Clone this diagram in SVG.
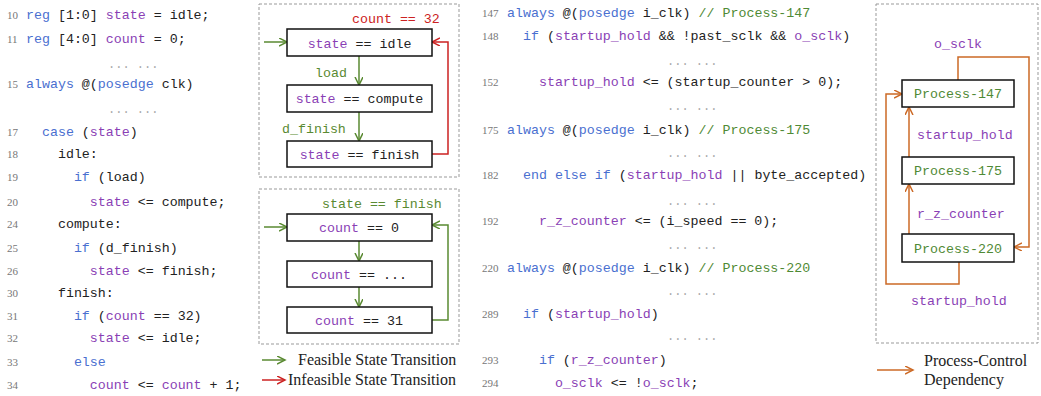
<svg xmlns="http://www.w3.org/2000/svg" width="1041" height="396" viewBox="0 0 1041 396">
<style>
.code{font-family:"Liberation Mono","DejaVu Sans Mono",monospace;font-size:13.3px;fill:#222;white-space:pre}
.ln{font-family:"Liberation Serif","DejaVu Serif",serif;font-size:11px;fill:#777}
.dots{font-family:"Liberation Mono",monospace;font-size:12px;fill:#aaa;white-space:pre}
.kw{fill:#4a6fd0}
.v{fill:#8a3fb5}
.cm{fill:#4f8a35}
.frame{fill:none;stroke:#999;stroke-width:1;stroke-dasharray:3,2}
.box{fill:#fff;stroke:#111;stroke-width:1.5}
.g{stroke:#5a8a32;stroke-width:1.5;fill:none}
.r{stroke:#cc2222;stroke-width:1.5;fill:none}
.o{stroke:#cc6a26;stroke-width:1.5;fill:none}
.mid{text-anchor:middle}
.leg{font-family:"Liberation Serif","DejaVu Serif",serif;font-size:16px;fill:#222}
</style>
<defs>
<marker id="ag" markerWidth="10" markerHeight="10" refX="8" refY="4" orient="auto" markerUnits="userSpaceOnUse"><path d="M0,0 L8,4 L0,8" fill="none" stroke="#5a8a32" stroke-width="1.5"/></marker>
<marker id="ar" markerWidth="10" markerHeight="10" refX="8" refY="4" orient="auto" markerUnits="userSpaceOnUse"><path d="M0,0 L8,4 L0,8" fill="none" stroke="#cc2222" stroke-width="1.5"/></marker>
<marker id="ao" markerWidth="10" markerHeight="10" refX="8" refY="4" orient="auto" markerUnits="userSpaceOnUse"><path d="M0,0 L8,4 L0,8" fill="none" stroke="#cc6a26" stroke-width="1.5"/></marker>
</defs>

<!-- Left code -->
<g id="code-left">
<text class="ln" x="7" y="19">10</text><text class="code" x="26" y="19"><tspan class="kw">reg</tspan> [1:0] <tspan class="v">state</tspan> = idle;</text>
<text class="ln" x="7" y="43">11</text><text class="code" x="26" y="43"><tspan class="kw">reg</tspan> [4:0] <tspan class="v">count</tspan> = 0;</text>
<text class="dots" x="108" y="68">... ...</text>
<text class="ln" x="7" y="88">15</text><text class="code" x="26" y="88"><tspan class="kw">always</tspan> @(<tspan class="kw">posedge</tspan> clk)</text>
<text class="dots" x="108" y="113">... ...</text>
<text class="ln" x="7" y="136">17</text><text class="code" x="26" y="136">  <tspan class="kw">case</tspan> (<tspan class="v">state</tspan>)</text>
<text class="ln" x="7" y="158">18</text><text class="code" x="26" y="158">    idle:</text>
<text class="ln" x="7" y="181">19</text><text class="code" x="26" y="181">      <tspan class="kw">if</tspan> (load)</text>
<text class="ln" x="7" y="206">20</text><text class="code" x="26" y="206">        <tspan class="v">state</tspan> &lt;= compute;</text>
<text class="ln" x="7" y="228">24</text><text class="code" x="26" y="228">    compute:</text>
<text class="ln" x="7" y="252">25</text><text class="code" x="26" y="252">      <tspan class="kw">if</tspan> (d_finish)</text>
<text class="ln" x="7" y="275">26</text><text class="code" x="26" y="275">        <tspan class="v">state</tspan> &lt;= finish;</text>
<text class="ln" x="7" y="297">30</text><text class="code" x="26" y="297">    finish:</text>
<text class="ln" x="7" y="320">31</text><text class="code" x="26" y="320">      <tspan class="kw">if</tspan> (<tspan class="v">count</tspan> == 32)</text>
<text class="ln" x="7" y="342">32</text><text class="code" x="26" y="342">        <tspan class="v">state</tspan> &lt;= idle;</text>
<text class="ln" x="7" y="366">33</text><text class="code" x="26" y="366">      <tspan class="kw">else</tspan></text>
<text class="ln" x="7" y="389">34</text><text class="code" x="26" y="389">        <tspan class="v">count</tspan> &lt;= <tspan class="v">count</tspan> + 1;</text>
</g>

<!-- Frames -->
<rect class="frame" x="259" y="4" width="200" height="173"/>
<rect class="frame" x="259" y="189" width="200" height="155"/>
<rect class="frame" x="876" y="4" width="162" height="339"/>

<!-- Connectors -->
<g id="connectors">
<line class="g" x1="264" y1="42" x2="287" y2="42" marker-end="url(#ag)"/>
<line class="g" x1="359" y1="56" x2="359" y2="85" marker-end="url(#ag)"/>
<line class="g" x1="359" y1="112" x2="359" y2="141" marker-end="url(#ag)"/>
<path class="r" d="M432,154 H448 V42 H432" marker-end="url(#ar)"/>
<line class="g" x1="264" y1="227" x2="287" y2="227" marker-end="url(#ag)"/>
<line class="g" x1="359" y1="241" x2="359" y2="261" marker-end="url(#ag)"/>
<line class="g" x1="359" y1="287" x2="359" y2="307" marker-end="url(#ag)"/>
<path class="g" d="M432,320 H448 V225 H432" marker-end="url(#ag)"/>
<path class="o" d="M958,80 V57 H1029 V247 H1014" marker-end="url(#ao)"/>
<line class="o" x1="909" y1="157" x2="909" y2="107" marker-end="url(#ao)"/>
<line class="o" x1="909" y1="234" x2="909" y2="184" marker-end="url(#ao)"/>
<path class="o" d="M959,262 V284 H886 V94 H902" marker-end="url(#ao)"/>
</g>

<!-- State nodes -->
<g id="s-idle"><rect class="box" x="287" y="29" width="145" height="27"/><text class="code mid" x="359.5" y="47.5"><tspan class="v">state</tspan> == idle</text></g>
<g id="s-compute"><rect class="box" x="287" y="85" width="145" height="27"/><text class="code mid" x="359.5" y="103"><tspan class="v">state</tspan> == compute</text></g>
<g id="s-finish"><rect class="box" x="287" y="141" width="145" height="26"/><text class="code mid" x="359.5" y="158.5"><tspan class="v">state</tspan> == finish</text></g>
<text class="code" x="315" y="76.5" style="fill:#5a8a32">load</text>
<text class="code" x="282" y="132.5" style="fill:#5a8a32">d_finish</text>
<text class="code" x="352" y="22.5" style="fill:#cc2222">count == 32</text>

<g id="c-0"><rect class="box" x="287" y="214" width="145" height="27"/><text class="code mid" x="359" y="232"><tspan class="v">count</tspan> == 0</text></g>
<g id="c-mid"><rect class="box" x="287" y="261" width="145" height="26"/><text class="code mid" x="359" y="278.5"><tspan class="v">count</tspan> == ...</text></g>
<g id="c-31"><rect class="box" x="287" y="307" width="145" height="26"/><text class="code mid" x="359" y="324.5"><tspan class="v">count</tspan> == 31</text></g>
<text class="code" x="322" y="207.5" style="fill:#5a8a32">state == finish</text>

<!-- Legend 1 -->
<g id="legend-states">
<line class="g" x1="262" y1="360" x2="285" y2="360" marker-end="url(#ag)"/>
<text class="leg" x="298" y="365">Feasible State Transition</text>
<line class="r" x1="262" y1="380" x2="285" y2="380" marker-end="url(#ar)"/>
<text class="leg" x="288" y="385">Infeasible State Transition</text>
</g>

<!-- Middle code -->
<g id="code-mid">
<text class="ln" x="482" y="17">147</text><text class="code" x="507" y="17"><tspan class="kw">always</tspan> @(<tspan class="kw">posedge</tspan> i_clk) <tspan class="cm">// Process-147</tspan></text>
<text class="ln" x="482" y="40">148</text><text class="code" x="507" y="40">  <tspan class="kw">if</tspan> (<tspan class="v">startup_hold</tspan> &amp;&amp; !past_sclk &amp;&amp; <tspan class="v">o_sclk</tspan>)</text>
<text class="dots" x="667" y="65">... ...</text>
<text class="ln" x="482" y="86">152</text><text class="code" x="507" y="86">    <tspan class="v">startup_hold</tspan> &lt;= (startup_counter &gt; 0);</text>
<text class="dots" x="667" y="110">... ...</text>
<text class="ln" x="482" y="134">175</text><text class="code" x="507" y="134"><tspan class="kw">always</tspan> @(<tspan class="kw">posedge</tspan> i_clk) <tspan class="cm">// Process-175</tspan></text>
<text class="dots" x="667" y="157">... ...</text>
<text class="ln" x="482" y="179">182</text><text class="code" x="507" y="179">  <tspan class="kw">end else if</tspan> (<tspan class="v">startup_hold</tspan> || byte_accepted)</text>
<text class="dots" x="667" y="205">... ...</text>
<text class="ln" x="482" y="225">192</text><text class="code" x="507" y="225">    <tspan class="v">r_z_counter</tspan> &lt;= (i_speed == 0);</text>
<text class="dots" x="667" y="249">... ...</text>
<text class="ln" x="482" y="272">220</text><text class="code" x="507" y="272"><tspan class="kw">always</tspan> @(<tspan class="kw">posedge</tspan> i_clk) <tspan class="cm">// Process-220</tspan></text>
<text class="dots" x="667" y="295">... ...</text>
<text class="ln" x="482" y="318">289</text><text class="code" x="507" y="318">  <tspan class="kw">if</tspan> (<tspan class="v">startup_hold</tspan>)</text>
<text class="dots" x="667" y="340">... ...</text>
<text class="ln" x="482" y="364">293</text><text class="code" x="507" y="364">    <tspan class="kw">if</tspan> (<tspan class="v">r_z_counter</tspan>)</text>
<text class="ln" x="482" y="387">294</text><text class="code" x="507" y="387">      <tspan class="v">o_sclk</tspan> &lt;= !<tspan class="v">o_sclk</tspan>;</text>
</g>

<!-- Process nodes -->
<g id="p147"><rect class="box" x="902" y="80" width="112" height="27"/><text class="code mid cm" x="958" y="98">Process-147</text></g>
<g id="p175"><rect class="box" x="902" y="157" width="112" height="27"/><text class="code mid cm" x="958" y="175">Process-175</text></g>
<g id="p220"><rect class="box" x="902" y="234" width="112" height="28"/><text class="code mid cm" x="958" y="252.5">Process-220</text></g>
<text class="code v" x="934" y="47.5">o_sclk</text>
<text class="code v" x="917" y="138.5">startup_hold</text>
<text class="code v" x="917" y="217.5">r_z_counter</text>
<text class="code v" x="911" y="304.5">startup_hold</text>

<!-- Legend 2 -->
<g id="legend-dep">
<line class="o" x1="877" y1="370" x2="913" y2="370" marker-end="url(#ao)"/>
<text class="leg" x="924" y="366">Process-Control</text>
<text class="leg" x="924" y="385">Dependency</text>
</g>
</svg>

◆ ◆ ◆ ◆

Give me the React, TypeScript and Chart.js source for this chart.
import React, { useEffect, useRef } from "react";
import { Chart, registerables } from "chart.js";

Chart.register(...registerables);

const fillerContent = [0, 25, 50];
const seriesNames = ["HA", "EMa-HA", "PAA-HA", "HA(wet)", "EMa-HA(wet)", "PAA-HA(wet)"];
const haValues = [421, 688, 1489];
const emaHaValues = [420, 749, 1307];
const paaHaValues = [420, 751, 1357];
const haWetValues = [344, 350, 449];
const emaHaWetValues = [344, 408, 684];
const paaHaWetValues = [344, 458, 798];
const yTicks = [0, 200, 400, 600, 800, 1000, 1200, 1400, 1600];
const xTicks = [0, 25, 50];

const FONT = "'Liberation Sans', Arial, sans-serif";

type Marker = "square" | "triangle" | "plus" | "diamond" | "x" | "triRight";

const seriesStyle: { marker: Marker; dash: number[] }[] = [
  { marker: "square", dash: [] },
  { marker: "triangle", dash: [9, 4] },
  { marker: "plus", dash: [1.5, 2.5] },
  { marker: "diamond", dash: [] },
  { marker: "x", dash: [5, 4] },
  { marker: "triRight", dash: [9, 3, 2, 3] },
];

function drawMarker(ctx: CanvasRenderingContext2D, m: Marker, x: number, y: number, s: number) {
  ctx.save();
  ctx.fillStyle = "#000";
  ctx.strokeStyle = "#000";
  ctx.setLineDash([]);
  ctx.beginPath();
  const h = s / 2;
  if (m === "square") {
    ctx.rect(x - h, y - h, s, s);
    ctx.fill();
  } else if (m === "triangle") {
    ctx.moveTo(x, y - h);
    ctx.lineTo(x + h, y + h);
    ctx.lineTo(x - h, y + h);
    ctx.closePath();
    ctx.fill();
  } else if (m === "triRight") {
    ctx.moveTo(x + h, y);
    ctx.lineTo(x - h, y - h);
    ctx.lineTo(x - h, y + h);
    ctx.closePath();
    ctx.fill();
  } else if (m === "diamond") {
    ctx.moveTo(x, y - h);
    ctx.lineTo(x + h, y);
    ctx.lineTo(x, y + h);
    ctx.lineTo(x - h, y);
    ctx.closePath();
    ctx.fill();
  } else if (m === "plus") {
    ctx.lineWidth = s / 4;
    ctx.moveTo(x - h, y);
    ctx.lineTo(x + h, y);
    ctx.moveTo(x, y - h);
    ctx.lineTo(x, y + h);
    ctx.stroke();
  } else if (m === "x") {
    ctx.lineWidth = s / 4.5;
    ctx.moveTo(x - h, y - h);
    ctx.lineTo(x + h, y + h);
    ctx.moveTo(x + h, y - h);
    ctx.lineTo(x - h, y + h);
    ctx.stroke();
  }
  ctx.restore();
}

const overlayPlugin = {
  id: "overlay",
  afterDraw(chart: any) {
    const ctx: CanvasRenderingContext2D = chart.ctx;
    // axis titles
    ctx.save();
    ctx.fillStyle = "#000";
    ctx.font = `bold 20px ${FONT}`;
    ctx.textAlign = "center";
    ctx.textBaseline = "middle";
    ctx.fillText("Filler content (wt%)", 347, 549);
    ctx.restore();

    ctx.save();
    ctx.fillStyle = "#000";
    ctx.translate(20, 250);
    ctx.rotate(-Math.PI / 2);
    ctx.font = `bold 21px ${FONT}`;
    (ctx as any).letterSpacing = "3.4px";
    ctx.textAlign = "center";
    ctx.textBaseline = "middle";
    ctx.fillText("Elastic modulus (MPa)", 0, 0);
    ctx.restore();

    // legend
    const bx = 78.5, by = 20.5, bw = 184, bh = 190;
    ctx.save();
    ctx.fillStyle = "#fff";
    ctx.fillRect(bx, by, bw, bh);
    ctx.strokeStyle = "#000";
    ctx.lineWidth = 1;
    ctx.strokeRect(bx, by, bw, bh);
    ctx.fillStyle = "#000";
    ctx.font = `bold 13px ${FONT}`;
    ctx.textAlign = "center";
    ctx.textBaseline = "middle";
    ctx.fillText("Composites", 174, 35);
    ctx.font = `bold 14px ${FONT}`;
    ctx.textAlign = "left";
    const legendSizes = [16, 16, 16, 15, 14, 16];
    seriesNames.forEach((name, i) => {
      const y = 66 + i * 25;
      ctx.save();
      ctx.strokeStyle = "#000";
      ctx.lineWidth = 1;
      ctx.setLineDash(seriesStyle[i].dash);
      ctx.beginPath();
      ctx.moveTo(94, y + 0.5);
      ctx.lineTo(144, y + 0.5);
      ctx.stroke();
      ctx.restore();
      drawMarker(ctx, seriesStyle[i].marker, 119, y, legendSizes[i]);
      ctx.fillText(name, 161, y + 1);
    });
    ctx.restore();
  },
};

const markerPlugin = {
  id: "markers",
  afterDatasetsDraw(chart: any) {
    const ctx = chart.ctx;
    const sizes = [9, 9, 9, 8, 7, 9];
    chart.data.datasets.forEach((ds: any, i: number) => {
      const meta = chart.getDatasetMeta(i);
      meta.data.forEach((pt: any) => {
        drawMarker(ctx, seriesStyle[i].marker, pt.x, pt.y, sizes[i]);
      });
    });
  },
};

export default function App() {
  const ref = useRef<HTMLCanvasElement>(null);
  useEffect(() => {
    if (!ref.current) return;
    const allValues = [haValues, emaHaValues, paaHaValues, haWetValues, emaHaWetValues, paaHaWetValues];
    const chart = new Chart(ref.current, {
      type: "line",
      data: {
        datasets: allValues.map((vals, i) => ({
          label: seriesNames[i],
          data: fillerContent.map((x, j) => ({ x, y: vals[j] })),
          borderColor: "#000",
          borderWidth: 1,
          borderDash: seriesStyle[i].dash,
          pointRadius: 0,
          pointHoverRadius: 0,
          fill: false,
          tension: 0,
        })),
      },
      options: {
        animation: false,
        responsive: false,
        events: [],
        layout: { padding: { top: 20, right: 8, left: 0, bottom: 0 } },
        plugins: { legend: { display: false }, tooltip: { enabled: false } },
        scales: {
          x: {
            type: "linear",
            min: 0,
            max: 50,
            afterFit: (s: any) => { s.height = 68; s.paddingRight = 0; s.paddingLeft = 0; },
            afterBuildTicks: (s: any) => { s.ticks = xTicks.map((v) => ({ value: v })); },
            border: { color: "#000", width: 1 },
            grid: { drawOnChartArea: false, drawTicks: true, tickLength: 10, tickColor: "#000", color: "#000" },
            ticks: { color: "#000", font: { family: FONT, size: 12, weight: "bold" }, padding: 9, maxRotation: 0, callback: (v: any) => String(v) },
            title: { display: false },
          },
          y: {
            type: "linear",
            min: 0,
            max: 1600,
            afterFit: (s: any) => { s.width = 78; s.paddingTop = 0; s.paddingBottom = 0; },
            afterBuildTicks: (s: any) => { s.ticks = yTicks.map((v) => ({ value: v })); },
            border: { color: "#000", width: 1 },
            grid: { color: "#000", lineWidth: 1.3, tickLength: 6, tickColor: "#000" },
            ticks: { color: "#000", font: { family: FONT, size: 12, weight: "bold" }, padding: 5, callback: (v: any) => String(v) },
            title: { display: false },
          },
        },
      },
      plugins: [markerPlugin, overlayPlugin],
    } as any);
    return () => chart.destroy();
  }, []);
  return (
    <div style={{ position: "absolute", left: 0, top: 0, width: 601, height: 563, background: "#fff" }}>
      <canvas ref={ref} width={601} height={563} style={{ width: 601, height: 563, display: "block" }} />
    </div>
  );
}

◆ ◆ ◆ ◆

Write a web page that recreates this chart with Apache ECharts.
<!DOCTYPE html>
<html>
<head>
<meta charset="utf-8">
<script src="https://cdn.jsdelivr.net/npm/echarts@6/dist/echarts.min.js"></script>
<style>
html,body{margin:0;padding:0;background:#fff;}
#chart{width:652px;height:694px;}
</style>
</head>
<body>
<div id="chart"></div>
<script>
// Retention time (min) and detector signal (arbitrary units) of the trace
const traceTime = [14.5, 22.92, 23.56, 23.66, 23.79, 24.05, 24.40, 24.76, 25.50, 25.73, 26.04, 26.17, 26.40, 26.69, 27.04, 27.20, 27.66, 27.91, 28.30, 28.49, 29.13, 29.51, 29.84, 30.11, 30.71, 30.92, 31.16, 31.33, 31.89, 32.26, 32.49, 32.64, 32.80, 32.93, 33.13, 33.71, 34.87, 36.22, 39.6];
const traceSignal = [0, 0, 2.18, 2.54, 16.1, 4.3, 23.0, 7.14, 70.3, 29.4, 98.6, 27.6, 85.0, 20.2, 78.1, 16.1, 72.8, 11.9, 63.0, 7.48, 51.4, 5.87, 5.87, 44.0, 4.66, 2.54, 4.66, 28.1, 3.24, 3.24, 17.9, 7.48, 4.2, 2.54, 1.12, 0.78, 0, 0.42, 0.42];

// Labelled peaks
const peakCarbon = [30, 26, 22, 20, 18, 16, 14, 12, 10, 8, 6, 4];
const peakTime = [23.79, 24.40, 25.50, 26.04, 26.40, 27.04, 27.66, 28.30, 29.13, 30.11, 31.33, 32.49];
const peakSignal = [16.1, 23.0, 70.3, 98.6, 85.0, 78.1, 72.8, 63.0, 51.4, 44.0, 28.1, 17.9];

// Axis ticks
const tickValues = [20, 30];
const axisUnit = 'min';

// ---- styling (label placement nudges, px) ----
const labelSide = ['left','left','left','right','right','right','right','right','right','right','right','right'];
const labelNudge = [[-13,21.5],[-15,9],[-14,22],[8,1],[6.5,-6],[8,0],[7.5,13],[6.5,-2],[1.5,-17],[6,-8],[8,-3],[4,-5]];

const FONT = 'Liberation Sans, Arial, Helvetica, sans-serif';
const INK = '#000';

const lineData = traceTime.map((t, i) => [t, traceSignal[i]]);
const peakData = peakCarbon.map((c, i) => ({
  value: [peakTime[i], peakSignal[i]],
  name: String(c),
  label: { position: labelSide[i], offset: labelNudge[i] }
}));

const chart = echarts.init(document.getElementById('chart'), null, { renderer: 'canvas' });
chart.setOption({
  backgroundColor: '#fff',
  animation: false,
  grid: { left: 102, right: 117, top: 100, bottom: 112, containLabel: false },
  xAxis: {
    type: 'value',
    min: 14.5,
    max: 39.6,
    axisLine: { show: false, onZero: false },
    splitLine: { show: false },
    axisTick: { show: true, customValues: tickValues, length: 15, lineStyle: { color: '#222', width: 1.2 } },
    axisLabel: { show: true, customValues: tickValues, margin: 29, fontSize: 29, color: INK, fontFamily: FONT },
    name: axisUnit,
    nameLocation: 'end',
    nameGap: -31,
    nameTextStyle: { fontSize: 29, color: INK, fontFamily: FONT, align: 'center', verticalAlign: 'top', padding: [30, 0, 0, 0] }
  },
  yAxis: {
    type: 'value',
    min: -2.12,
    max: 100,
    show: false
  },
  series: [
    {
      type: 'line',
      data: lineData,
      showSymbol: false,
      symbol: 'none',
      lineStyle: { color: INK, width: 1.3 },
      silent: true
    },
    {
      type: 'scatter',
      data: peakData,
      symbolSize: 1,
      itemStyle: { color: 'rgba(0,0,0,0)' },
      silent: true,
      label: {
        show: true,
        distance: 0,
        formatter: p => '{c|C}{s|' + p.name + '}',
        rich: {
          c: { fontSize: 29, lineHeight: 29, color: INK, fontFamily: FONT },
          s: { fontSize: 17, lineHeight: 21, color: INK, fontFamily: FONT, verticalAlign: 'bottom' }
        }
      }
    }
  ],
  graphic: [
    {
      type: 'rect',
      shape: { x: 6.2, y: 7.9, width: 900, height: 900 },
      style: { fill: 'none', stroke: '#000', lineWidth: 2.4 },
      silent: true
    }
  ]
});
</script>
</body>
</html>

◆ ◆ ◆ ◆

Using the data above, reproduce exactly the lines from the line that contains "Give me the" through the line that contains "Chart.register(...registerables);", including both.

Worked answer:
Give me the React, TypeScript and Chart.js source for this chart.
import React, { useEffect, useRef } from "react";
import { Chart, registerables } from "chart.js";

Chart.register(...registerables);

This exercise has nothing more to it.